== DATA SHOWN

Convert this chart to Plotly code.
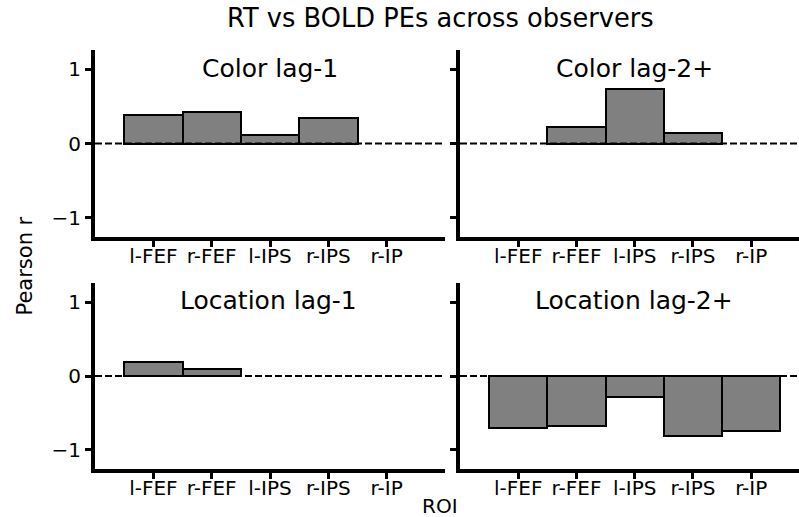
import plotly.graph_objects as go

rois = ["l-FEF", "r-FEF", "l-IPS", "r-IPS", "r-IP"]
color_lag1 = [0.38, 0.42, 0.11, 0.34, None]
color_lag2 = [None, 0.225, 0.74, 0.145, None]
location_lag1 = [0.19, 0.10, None, None, None]
location_lag2 = [-0.70, -0.68, -0.29, -0.81, -0.74]
panel_titles = ["Color lag-1", "Color lag-2+", "Location lag-1", "Location lag-2+"]
yticks = [-1, 0, 1]
yticklabels = ["\u22121", "0", "1"]

W, H = 799, 517
FONT = "DejaVu Sans"

panels = [
    (color_lag1, "x", "y", (95, 445), (50, 237), (270, 69), True),
    (color_lag2, "x2", "y2", (460, 799), (50, 237), (634, 68.5), False),
    (location_lag1, "x3", "y3", (95, 445), (283, 469), (268, 300.5), True),
    (location_lag2, "x4", "y4", (460, 799), (283, 469), (634, 300), False),
]

fig = go.Figure()
layout = dict(
    width=W, height=H,
    margin=dict(l=0, r=0, t=0, b=0),
    paper_bgcolor="white", plot_bgcolor="white",
    showlegend=False,
    font=dict(family=FONT, color="black"),
    bargap=0,
)
shapes = []
annotations = []

for i, (vals, xa, ya, xd, yd, tpos, left) in enumerate(panels):
    fig.add_trace(go.Bar(
        x=rois, y=vals, width=1.0,
        marker=dict(color="#808080", line=dict(color="black", width=2)),
        xaxis=xa, yaxis=ya, hoverinfo="skip",
    ))
    xkey = "xaxis" if xa == "x" else "xaxis" + xa[1:]
    ykey = "yaxis" if ya == "y" else "yaxis" + ya[1:]
    xr = [-1, 5] if left else [-1, 4.82]
    layout[xkey] = dict(
        domain=[xd[0] / W, xd[1] / W], anchor=ya,
        type="category", categoryorder="array", categoryarray=rois,
        range=xr, showgrid=False, zeroline=False,
        showline=True, linecolor="black", linewidth=4,
        ticks="outside", ticklen=6, tickwidth=3, tickcolor="black",
        tickfont=dict(family=FONT, size=20, color="black"),
        ticklabelstandoff=-8,
    )
    layout[ykey] = dict(
        domain=[1 - yd[1] / H, 1 - yd[0] / H], anchor=xa,
        range=[-1.26, 1.26], showgrid=False, zeroline=False,
        showline=True, linecolor="black", linewidth=4,
        ticks="outside", ticklen=6, tickwidth=3, tickcolor="black",
        tickvals=yticks, ticktext=yticklabels,
        showticklabels=left,
        tickfont=dict(family=FONT, size=20, color="black"),
    )
    shapes.append(dict(
        type="line", xref=f"{xa} domain", yref=ya,
        x0=0, x1=1, y0=0, y1=0,
        line=dict(color="black", width=2, dash="7px,3px"),
        layer="above",
    ))
    annotations.append(dict(
        text=panel_titles[i], xref="paper", yref="paper",
        x=tpos[0] / W, y=1 - tpos[1] / H, xanchor="center", yanchor="middle",
        showarrow=False, font=dict(family=FONT, size=25, color="black"),
    ))

annotations.append(dict(
    text="RT vs BOLD PEs across observers", xref="paper", yref="paper",
    x=440 / W, y=1 - 18.5 / H, xanchor="center", yanchor="middle",
    showarrow=False, font=dict(family=FONT, size=25.7, color="black"),
))
annotations.append(dict(
    text="Pearson r", xref="paper", yref="paper", textangle=-90,
    x=24 / W, y=1 - 266.5 / H, xanchor="center", yanchor="middle",
    showarrow=False, font=dict(family=FONT, size=21, color="black"),
))
annotations.append(dict(
    text="ROI", xref="paper", yref="paper",
    x=440 / W, y=0, xanchor="center", yanchor="bottom", borderpad=0,
    yshift=-2,
    showarrow=False, font=dict(family=FONT, size=20, color="black"),
))

layout["shapes"] = shapes
layout["annotations"] = annotations
fig.update_layout(**layout)
fig.write_html("out.html")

====

WORK REQUIRED
Using the data above, write out every line exactly, leaving the images behind.

WORKED SOLUTION
Convert this chart to Plotly code.
import plotly.graph_objects as go

rois = ["l-FEF", "r-FEF", "l-IPS", "r-IPS", "r-IP"]
color_lag1 = [0.38, 0.42, 0.11, 0.34, None]
color_lag2 = [None, 0.225, 0.74, 0.145, None]
location_lag1 = [0.19, 0.10, None, None, None]
location_lag2 = [-0.70, -0.68, -0.29, -0.81, -0.74]
panel_titles = ["Color lag-1", "Color lag-2+", "Location lag-1", "Location lag-2+"]
yticks = [-1, 0, 1]
yticklabels = ["\u22121", "0", "1"]

W, H = 799, 517
FONT = "DejaVu Sans"

panels = [
    (color_lag1, "x", "y", (95, 445), (50, 237), (270, 69), True),
    (color_lag2, "x2", "y2", (460, 799), (50, 237), (634, 68.5), False),
    (location_lag1, "x3", "y3", (95, 445), (283, 469), (268, 300.5), True),
    (location_lag2, "x4", "y4", (460, 799), (283, 469), (634, 300), False),
]

fig = go.Figure()
layout = dict(
    width=W, height=H,
    margin=dict(l=0, r=0, t=0, b=0),
    paper_bgcolor="white", plot_bgcolor="white",
    showlegend=False,
    font=dict(family=FONT, color="black"),
    bargap=0,
)
shapes = []
annotations = []

for i, (vals, xa, ya, xd, yd, tpos, left) in enumerate(panels):
    fig.add_trace(go.Bar(
        x=rois, y=vals, width=1.0,
        marker=dict(color="#808080", line=dict(color="black", width=2)),
        xaxis=xa, yaxis=ya, hoverinfo="skip",
    ))
    xkey = "xaxis" if xa == "x" else "xaxis" + xa[1:]
    ykey = "yaxis" if ya == "y" else "yaxis" + ya[1:]
    xr = [-1, 5] if left else [-1, 4.82]
    layout[xkey] = dict(
        domain=[xd[0] / W, xd[1] / W], anchor=ya,
        type="category", categoryorder="array", categoryarray=rois,
        range=xr, showgrid=False, zeroline=False,
        showline=True, linecolor="black", linewidth=4,
        ticks="outside", ticklen=6, tickwidth=3, tickcolor="black",
        tickfont=dict(family=FONT, size=20, color="black"),
        ticklabelstandoff=-8,
    )
    layout[ykey] = dict(
        domain=[1 - yd[1] / H, 1 - yd[0] / H], anchor=xa,
        range=[-1.26, 1.26], showgrid=False, zeroline=False,
        showline=True, linecolor="black", linewidth=4,
        ticks="outside", ticklen=6, tickwidth=3, tickcolor="black",
        tickvals=yticks, ticktext=yticklabels,
        showticklabels=left,
        tickfont=dict(family=FONT, size=20, color="black"),
    )
    shapes.append(dict(
        type="line", xref=f"{xa} domain", yref=ya,
        x0=0, x1=1, y0=0, y1=0,
        line=dict(color="black", width=2, dash="7px,3px"),
        layer="above",
    ))
    annotations.append(dict(
        text=panel_titles[i], xref="paper", yref="paper",
        x=tpos[0] / W, y=1 - tpos[1] / H, xanchor="center", yanchor="middle",
        showarrow=False, font=dict(family=FONT, size=25, color="black"),
    ))

annotations.append(dict(
    text="RT vs BOLD PEs across observers", xref="paper", yref="paper",
    x=440 / W, y=1 - 18.5 / H, xanchor="center", yanchor="middle",
    showarrow=False, font=dict(family=FONT, size=25.7, color="black"),
))
annotations.append(dict(
    text="Pearson r", xref="paper", yref="paper", textangle=-90,
    x=24 / W, y=1 - 266.5 / H, xanchor="center", yanchor="middle",
    showarrow=False, font=dict(family=FONT, size=21, color="black"),
))
annotations.append(dict(
    text="ROI", xref="paper", yref="paper",
    x=440 / W, y=0, xanchor="center", yanchor="bottom", borderpad=0,
    yshift=-2,
    showarrow=False, font=dict(family=FONT, size=20, color="black"),
))

layout["shapes"] = shapes
layout["annotations"] = annotations
fig.update_layout(**layout)
fig.write_html("out.html")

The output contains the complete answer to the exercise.